Tedros na verdade enviou mensagem para diferentes públicos, num cenário em que procura se equilibrar na corda bamba, atacado na mídia social por suposta proximidade exagerada com a China.

Na mesma segunda-feira à noite as afirmações do diretor-geral da OMS já tinham sido traduzidas para o português e propagadas por grupos defensores de Bolsonaro, segundo fontes que se dizem impressionadas com a rapidez desses movimentos. Na semana passada, esses mesmos grupos bolsonaristas atacavam Tedros.

Ontem cedo Bolsonaro comemorou a fala do diretor-geral da OMS, na qual interpretou uma defesa da política dele.

A OMS, acionada para esclarecer as declarações de seu diretor-geral, levou Tedros a tuitar ontem à tarde algumas frases. Visivelmente fez isso para mostrar que sua preocupação era com populações vulneráveis e não tinha nada a ver com a política minimalista de Bolsonaro.

"Eu cresci pobre e compreendo essa realidade", tuitou Tedros. "Apelo aos países para que desenvolvam políticas que forneçam proteção econômica às pessoas que não podem aprender ou trabalhar em meio à pandemia.

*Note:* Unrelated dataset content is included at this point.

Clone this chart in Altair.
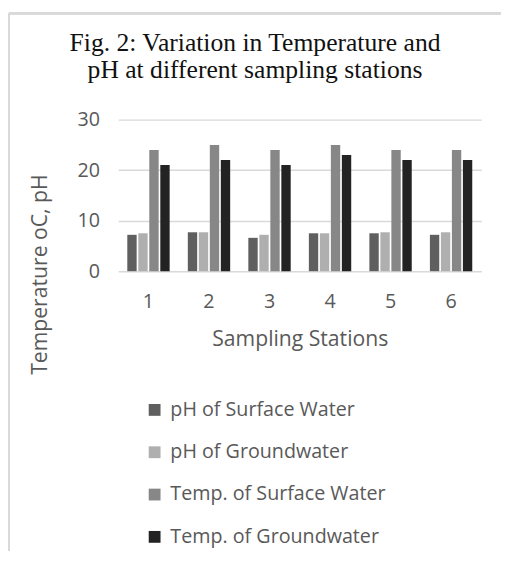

Solidariedade." E acrescentou: "As pessoas sem renda regular ou qualquer colchão financeiro merecem políticas sociais que garantam dignidade e lhes permitam cumprir as medidas de saúde pública recomendadas." Certos observadores notam que o mandato de Tedros é para tratar de regulamentos sanitários internacionais. A OMS não determina política de um país, e nem Tedros pode dizer o que uma nação pode fazer.

A OMS diz que não compila o que cada país está fazendo na luta contra a pandemia. Mas o exemplo que seus técnicos tem mencionado nos últimos dias é Seattle, a primeira cidade nos EUA que registrou caso de covid-19. O governo local determinou estrito confinamento da população rapidamente e isso começa a dar resultados.

Em entrevista ao Valor, a vice-diretora da OMS, Mariângela Simão, afirmou a: "Nossa recomendação é a mesma [sobre isolamento] e nosso entendimento é de que fazendo o distanciamento social se pode também sair mais rápido da fase de crise."

Ela exemplificou que já tem país, como a Dinamarca, que adotou as recomendações de confinamento, pode controlar mais o número de infectados e agora está afrouxando as medidas restritivas.

"O distanciamento social não é só a maneira mais rápida e melhor para sair das restrições, mas também a melhor maneira de prevenção", disse. "O distanciamento social é extremamente importante [no combate] a uma doença infecciosa. Já está comprovado que a covid-19 pode ser transmitido no período assintomático, quando a pessoa ainda não desenvolveu nenhum sintoma da doença."